Book Review: The Struggle for Administrative Legitimacy
It is telling that the winners of [Daniel] Ernst’s history are not the hardened legal realists whom we generally think of as building, and justifying, the New Deal state. Rather, Ernst turns the spotlight on reform-minded corporate lawyers, such as Charles Evans Hughes and John Lord O’Brian, who stepped back from the edge of realism. While accepting the necessity of the administrative state for managing a modern economy, they fought to imbue that state with a legalistic conception of “fair play” and a distinctively lawyerly form of expertise. These political and intellectual moderates would have agreed with Sunstein and Vermeule when they write that “[a] dose of legal realism … has its place, but … respect for the governing rules is not optional.” Just as for Sunstein and Vermeule, the APA evacuated administrative law of “any kind of ideological valence,” for Ernst, the “rule of lawyers” insulated the administrative state from becoming a weapon in the hands of any particular social or economic group.
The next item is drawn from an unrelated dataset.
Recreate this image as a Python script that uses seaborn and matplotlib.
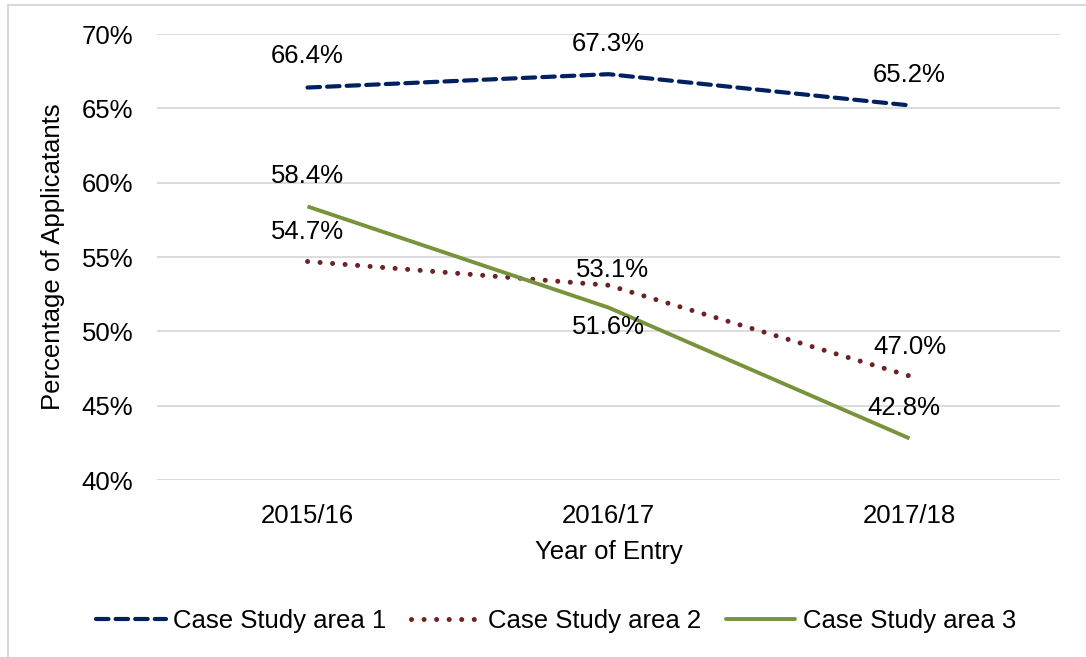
import pandas as pd
import matplotlib.pyplot as plt
import matplotlib.lines as mlines
from matplotlib.ticker import PercentFormatter
import seaborn as sns

# Data
years = ["2015/16", "2016/17", "2017/18"]
area1 = [66.4, 67.3, 65.2]
area2 = [54.7, 53.1, 47.0]
area3 = [58.4, 51.6, 42.8]
series_names = ["Case Study area 1", "Case Study area 2", "Case Study area 3"]

data = pd.DataFrame({
    "Year": years * 3,
    "Value": area1 + area2 + area3,
    "Series": [s for s in series_names for _ in years],
})

# Style
sns.set_theme(style="white")
plt.rcParams["font.family"] = ["Liberation Sans", "DejaVu Sans"]
plt.rcParams["text.color"] = "black"
plt.rcParams["axes.labelcolor"] = "black"

colors = {"Case Study area 1": "#002060",
          "Case Study area 2": "#6B2326",
          "Case Study area 3": "#77933C"}
dashes = {"Case Study area 1": (3.0, 1.7),
          "Case Study area 2": (0.01, 2.5),
          "Case Study area 3": ""}
widths = {"Case Study area 1": 3.0,
          "Case Study area 2": 3.6,
          "Case Study area 3": 2.8}

fig = plt.figure(figsize=(10.86, 6.57), dpi=100)
ax = fig.add_axes([0.1446, 0.2694, 0.8314, 0.6788])

sns.lineplot(data=data, x="Year", y="Value", hue="Series", style="Series",
             palette=colors, dashes=dashes, linewidth=3.0, ax=ax,
             legend=False, sort=False)
for line, name in zip(ax.lines, series_names):
    line.set_linewidth(widths[name])
    line.set_dash_capstyle("round")
    line.set_solid_capstyle("butt")

ax.set_xlim(-0.5, 2.5)
ax.set_ylim(40, 70)
ax.set_yticks(range(40, 71, 5))
ax.yaxis.set_major_formatter(PercentFormatter(decimals=0))
ax.grid(axis="y", color="#D9D9D9", linewidth=1.3)
ax.grid(axis="x", visible=False)
for sp in ax.spines.values():
    sp.set_visible(False)
ax.tick_params(axis="both", length=0, labelsize=18.5, colors="black")
ax.tick_params(axis="y", pad=17)
ax.tick_params(axis="x", pad=17)
ax.set_xlabel("Year of Entry", fontsize=18.5, labelpad=9)
ax.set_ylabel("Percentage of Applicatants", fontsize=18.5, labelpad=12)

# Data labels (offsets in points)
label_offsets = {
    "Case Study area 1": [(0, 23), (0, 22), (0, 22)],
    "Case Study area 2": [(0, 21), (3, 11), (0, 21)],
    "Case Study area 3": [(0, 22), (0, -14), (-4, 22)],
}
for name, vals in zip(series_names, [area1, area2, area3]):
    for i, v in enumerate(vals):
        ax.annotate(f"{v:.1f}%", (i, v), xytext=label_offsets[name][i],
                    textcoords="offset points", ha="center", va="center",
                    fontsize=18.5, color="black")

# Legend
handles = []
for n in series_names:
    h = mlines.Line2D([], [], color=colors[n], linewidth=widths[n], label=n)
    if dashes[n]:
        h.set_dashes(dashes[n])
        h.set_dash_capstyle("round")
    handles.append(h)
fig.legend(handles=handles, loc="center", bbox_to_anchor=(0.512, 0.055),
           ncol=3, frameon=False, fontsize=18.5, handlelength=2.7,
           columnspacing=0.95, handletextpad=0.3, labelcolor="black")

# Light outer border
fig.add_artist(mlines.Line2D([0.0074, 0.0074], [0, 0.992], color="#D9D9D9",
                             linewidth=1.5, transform=fig.transFigure))
fig.add_artist(mlines.Line2D([0.0074, 1.0], [0.992, 0.992], color="#D9D9D9",
                             linewidth=1.5, transform=fig.transFigure))

fig.savefig("out.png", dpi=100)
It apparently goes without saying – neither Ernst nor his protagonists say it – that the impartiality of the “rule of lawyers” admits one important exception. Under a “rule of lawyers,” the administrative state will persistently favor one socioeconomic bloc: lawyers and the interests they serve. From this perspective, Tocqueville’s Nightmare can be read as a narrative of regulatory capture: the capture of the administrative state by lawyers themselves. But while regulatory capture is generally understood as a threat to administrative legitimacy, Ernst suggests that lawyerly capture is its condition precedent. If he is right, important new questions come to the fore: how did lawyers win the struggle to equate administrative legitimacy with their control of the administrative state, and what exactly did they win by defining administrative legitimacy in this way? Ernst’s ingenious history not only forces us to ask these questions, but also helps us answer them.